Question

An a. c. supply of 220V is applied to a half wave rectifier through a transformer of turn ratio 20:1. In this circuit the peak inverse voltage is:

• A. 11 V
• B. 311.08 V
• C. 1.5554 V
• D. 15.554 V

Hint:

Always be careful whether the given AC voltage is an RMS value or a peak value. In standard practice (like mains supply), the value given (e.g., 220V, 110V) is always the RMS value unless specified otherwise.
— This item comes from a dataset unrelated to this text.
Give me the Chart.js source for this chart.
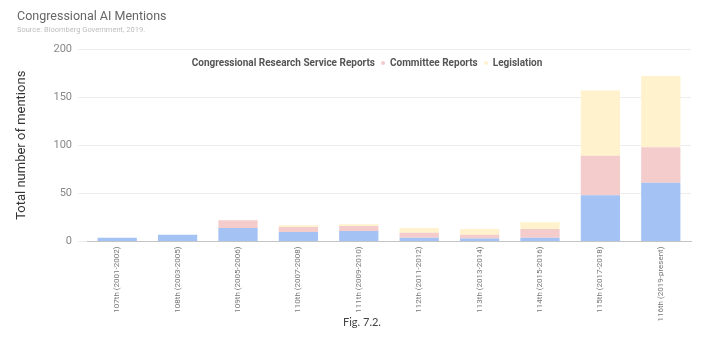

Remember PIV values for standard rectifiers:
Half-wave: PIV = \(V_{s,peak}\)
Full-wave (center-tapped): PIV = \(2V_{s,peak}\) (where \(V_{s,peak}\) is across half the secondary)
Full-wave (bridge): PIV = \(V_{s,peak}\)

Answer 1

The Correct Option is D

Step 1: Understanding the Concept:
Peak Inverse Voltage (PIV) is the maximum reverse voltage that a diode in a rectifier circuit must be able to withstand without breaking down. For a simple half-wave rectifier, during the negative half-cycle of the input AC voltage, the diode is reverse-biased. The maximum voltage it experiences is the peak voltage of the AC waveform at the secondary of the transformer.
Step 2: Key Formula or Approach:
1. Calculate the RMS voltage at the secondary of the transformer (\(V_{s,rms}\)). 2. Calculate the peak voltage at the secondary (\(V_{s,peak}\)). 3. For a half-wave rectifier, PIV = \(V_{s,peak}\).
The relevant formulas are:
\[ \frac{V_s}{V_p} = \frac{N_s}{N_p} \implies V_{s,rms} = V_{p,rms} \times \frac{N_s}{N_p} \] \[ V_{peak} = V_{rms} \times \sqrt{2} \] Step 3: Detailed Explanation:
1. Find the secondary RMS voltage (\(V_{s,rms}\)):
The primary voltage is given as \(V_{p,rms} = 220\) V. The turns ratio is given as 20:1, which means \( \frac{N_p}{N_s} = \frac{20}{1} \). \[ V_{s,rms} = V_{p,rms} \times \frac{N_s}{N_p} = 220 \, V \times \frac{1}{20} = 11 \, V \] 2. Find the secondary peak voltage (\(V_{s,peak}\)):
The relationship between peak voltage and RMS voltage for a sinusoidal AC supply is:
\[ V_{s,peak} = V_{s,rms} \times \sqrt{2} \] \[ V_{s,peak} = 11 \, V \times \sqrt{2} \approx 11 \times 1.414 \] \[ V_{s,peak} \approx 15.554 \, V \] 3. Determine the Peak Inverse Voltage (PIV):
In a half-wave rectifier, during the negative cycle, the diode is open and the full secondary peak voltage appears across it.
\[ \text{PIV} = V_{s,peak} \approx 15.554 \, V \] Step 4: Final Answer:
The peak inverse voltage for the diode in this circuit is 15.554 V. This corresponds to option (D).